Однако что-то удерживало его в Париже. Он и думать не мог о том, чтобы покинуть этот город. Может быть, он надеялся, что его картины наконец-то оценят и будут покупать, как сейчас покупают натюрморты Сезанна? А может быть, он не уезжал из Парижа, предчувствуя встречу с той, которая станет его преданной и любящей подругой?

В этот период он познакомился с Анной Ахматовой, жившей в ту пору в Париже, но между ними не вспыхнула искра любви. Они много общались, вместе гуляли, читали друг другу свои любимые стихи, но оставались только друзьями. Модильяни не раз рисовал Анну. Ахматова вспоминала: «…В дождик Модильяни ходил с огромным, очень старым черным зонтом. Мы иногда сидели под этим зонтом на скамейке в Люксембургском саду, шел теплый летний дождь… мы в два голоса читали Верлена, которого хорошо помнили наизусть, и радовались, что помнили одни и те же вещи».

Началась Первая мировая война, и многие друзья и приятели Модильяни покинули Париж. Он же, несмотря на нищету и безработицу, остался в столице.

По состоянию здоровья Амадео не был пригоден к военной службе: еще в Италии у него обнаружили туберкулез. Однако сразу же после начала военных действий он явился на призывной участок, заявив о своем желании вступить в ряды французской армии, но ему было в этом отказано не только из-за слабого здоровья, но еще и из-за того, что он не являлся французским подданным.

Амадео остался в опустевшем Париже и продолжал работать. Этот период был для него необычайно продуктивным и успешным. Его картины наконец-то стали покупать, что улучшило его материальное положение. Он переехал в новую мастерскую на Монмартре. В этот же период Модильяни встретил женщину, которой на два года суждено было стать верной подругой художника. Ее звали Беатрис Гастингс, она была английской поэтессой.

Их можно было часто видеть на Монмартре и Монпарнасе: они не спеша прогуливались. Беатрис всегда выделялась из толпы не только благодаря своей стройности и грациозности, но и тому, что всегда была одета с причудой: она могла нарядиться в строгий английский костюм и гигантскую, не подходящую к нему шляпу с пером или бантом. Однажды ее увидели на улице, как всегда, под руку с Модильяни. В другой руке она вместо сумочки держала корзинку, в которой сидела живая утка.

Ее настоящее имя было Эмили-Эмис Хей. Она была замужем, но развелась со своим мужем, начала увлекаться мистицизмом, философией Блаватской, опубликовала несколько едких критических статей, затем стала писать стихи. Через некоторое время она переехала в Париж и поселилась в маленьком домике на Монмартре, совсем неподалеку от студии Модильяни. Вскоре их познакомил писатель Макс Жакоб.
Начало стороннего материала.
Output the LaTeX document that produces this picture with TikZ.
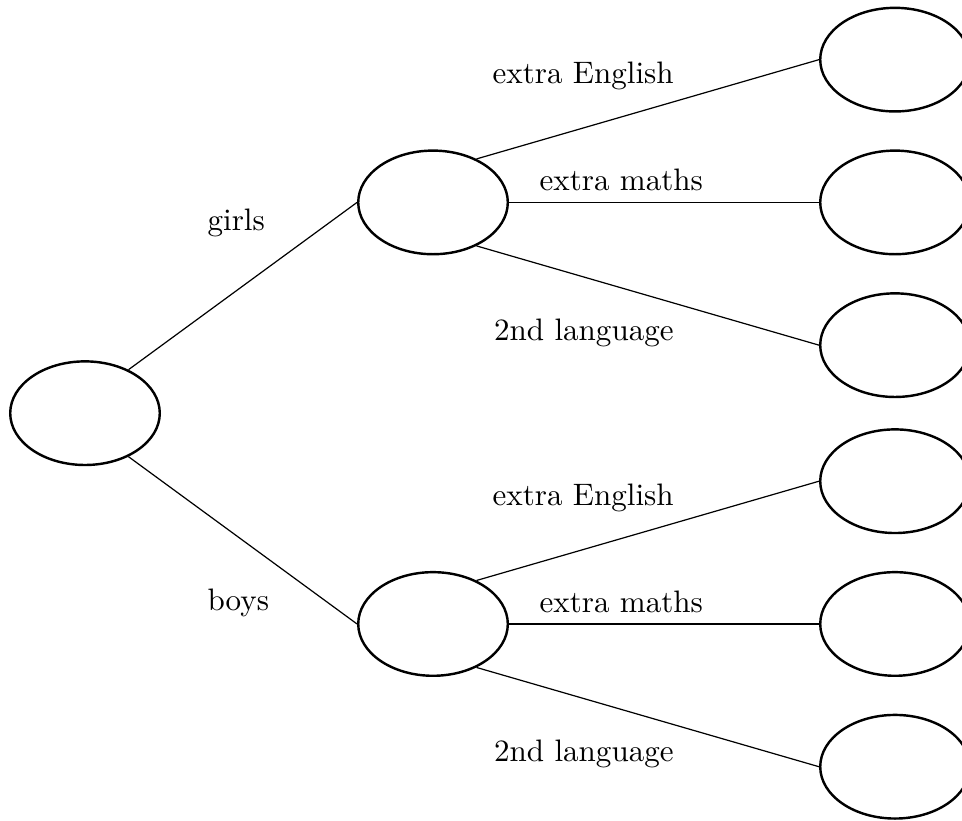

Модильяни и Гастингс были эксцентричными личностями, поэтому их отношения развивались очень необычно. Некоторые современники утверждали, что Беатрис без памяти любила Амадео, пыталась спасти его от беспробудного пьянства и нищеты. Другие уверяли, что подруга Амадео пьет не меньше, чем он, что они часто скандалят и скандалы нередко переходят в драки.
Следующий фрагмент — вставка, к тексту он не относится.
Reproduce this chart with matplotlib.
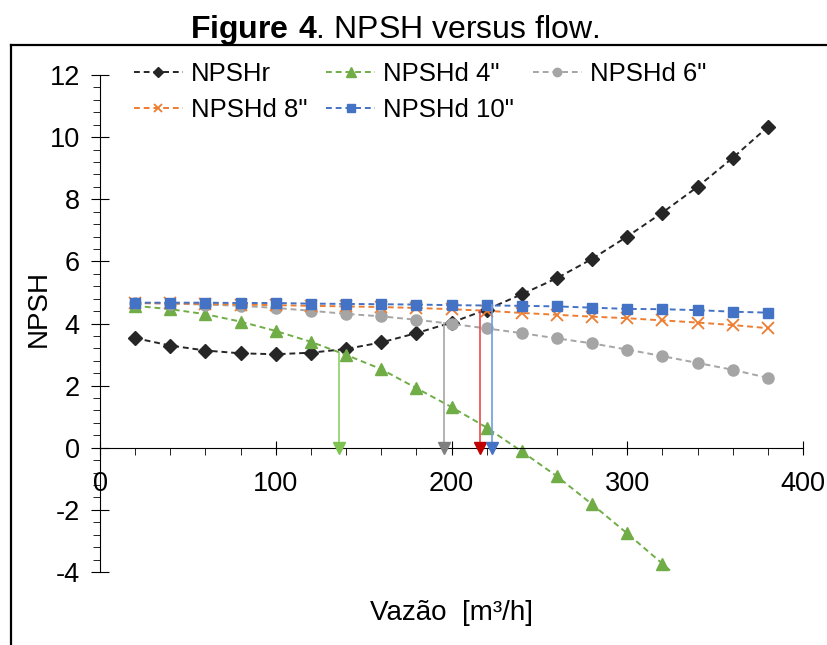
import matplotlib
matplotlib.use("Agg")
import matplotlib.pyplot as plt
from matplotlib.ticker import MultipleLocator
from matplotlib.lines import Line2D

plt.rcParams['font.family'] = ['Liberation Sans', 'DejaVu Sans']
plt.rcParams['mathtext.fontset'] = 'custom'
plt.rcParams['mathtext.rm'] = 'Liberation Sans'
plt.rcParams['mathtext.bf'] = 'Liberation Sans:bold'
plt.rcParams['axes.unicode_minus'] = False

# flow values (m3/h)
vazao = [20, 40, 60, 80, 100, 120, 140, 160, 180, 200,
         220, 240, 260, 280, 300, 320, 340, 360, 380]

npshr = [3.53, 3.29, 3.13, 3.04, 3.01, 3.06, 3.18, 3.39, 3.69, 4.03,
         4.45, 4.94, 5.46, 6.08, 6.80, 7.57, 8.40, 9.33, 10.33]
npshd_4 = [4.57, 4.46, 4.30, 4.06, 3.76, 3.41, 2.99, 2.53, 1.92, 1.31,
           0.65, -0.12, -0.92, -1.82, -2.76, -3.73, -4.75, -5.85, -7.0]
npshd_6 = [4.66, 4.64, 4.61, 4.57, 4.50, 4.41, 4.31, 4.23, 4.12, 3.99,
           3.84, 3.69, 3.52, 3.36, 3.16, 2.95, 2.73, 2.51, 2.25]
npshd_8 = [4.66, 4.65, 4.63, 4.61, 4.59, 4.57, 4.55, 4.53, 4.50, 4.46,
           4.41, 4.34, 4.28, 4.22, 4.17, 4.10, 4.03, 3.95, 3.85]
npshd_10 = [4.67, 4.67, 4.67, 4.66, 4.66, 4.64, 4.63, 4.62, 4.61, 4.59,
            4.58, 4.57, 4.55, 4.51, 4.47, 4.46, 4.43, 4.38, 4.35]

# operating points (drop lines to the axis)
op_x = [136, 196, 216, 223]
op_top = [3.05, 4.03, 4.40, 4.58]
op_line_colors = ['#8fcf6a', '#a6a6a6', '#e84a4a', '#6f9de0']
op_mark_colors = ['#7cc352', '#7f7f7f', '#c00000', '#4472c4']

fig = plt.figure(figsize=(8.27, 6.45), dpi=100)
ax = fig.add_axes([100/827, 73/645, 703/827, 497/645])

dash = (0, (3, 2))
l_r, = ax.plot(vazao, npshr, color='#262626', ls=dash, lw=1.4, marker='D',
               ms=7, label='NPSHr')
l_4, = ax.plot(vazao, npshd_4, color='#70ad47', ls=dash, lw=1.4, marker='^',
               ms=9, label='NPSHd 4"')
l_6, = ax.plot(vazao, npshd_6, color='#a5a5a5', ls=dash, lw=1.4, marker='o',
               ms=8, label='NPSHd 6"')
l_8, = ax.plot(vazao, npshd_8, color='#ed7d31', ls=dash, lw=1.4, marker='x',
               ms=8, mew=1.3, label='NPSHd 8"')
l_10, = ax.plot(vazao, npshd_10, color='#4472c4', ls=dash, lw=1.4, marker='s',
                ms=7, label='NPSHd 10"')

for x, top, lc, mc in zip(op_x, op_top, op_line_colors, op_mark_colors):
    ax.plot([x, x], [top, 0], color=lc, lw=1.2, zorder=3)
    ax.plot([x], [0], marker='v', color=mc, ms=8, ls='none', zorder=4)

ax.set_xlim(0, 400)
ax.set_ylim(-4, 12)
ax.spines['top'].set_visible(False)
ax.spines['right'].set_visible(False)
ax.spines['bottom'].set_position(('data', 0))

ax.xaxis.set_major_locator(MultipleLocator(100))
ax.xaxis.set_minor_locator(MultipleLocator(20))
ax.yaxis.set_major_locator(MultipleLocator(2))
ax.yaxis.set_minor_locator(MultipleLocator(0.4))
ax.tick_params(which='major', direction='inout', labelsize=19.5)
ax.tick_params(axis='x', which='major', length=10, pad=12)
ax.tick_params(axis='y', which='major', length=13, pad=8)
ax.tick_params(which='minor', direction='out', length=5)

ax.set_xlabel('Vazão  [m³/h]', fontsize=20)
ax.xaxis.set_label_coords(0.5, -0.056)
ax.set_ylabel('NPSH', fontsize=20)
ax.yaxis.set_label_coords(-0.068, 0.53)

# legend fills column by column, so order it to read row by row
handles = [l_r, l_8, l_4, l_10, l_6]
ax.legend(handles=handles, labels=[h.get_label() for h in handles],
          loc='upper left', bbox_to_anchor=(134/827, 1 - 62/645),
          bbox_transform=fig.transFigure, ncol=3, frameon=False,
          fontsize=18.5, handlelength=1.9, handletextpad=0.3,
          columnspacing=0.75, labelspacing=0.45, borderpad=0,
          borderaxespad=0, markerscale=0.75)

fig.text(395/827, 1 - 30/645, r'$\mathbf{Figure\ 4}$. NPSH versus flow.',
         ha='center', va='center', fontsize=23)

# outer frame
fig.add_artist(Line2D([11/827, 11/827], [0, 1 - 45/645], color='black', lw=1.6,
                      transform=fig.transFigure))
fig.add_artist(Line2D([11/827, 1], [1 - 45/645, 1 - 45/645], color='black',
                      lw=1.6, transform=fig.transFigure))

fig.savefig('out.png', dpi=100)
Последнее утверждение, скорее всего, больше соответствует истине. Это подтверждают и заметки самой Беатрис в одном из ее многочисленных дневников. Вот как она описывала свои любовные отношения с художником: «Дэдо (так в Париже звали Амадео) приходил пьяный и бил стекла, пытаясь войти в дом. Если в это время я и сама бывала пьяной, начиналась жуткая сцена. Но обычно он приходил, когда я писала, и его звонок в дверь был для меня сущим бедствием». Далее она вспоминала: «Однажды у нас произошло сражение, мы гонялись друг за другом по всему дому, вверх и вниз по лестнице, причем его оружием был цветочный горшок, а моим длинная метла». После этих строк любой читатель может сделать вывод, что между этими людьми и речи не могло идти о любви. Однако в заключение Беатрис неожиданно добавляет: «Как я была тогда счастлива, в этой хижине на Монмартре!..»

Причина их расставания, скорее всего, была в том, что у Амадео сильно испортился характер. Он много пил и временами путал реальность с вымыслом.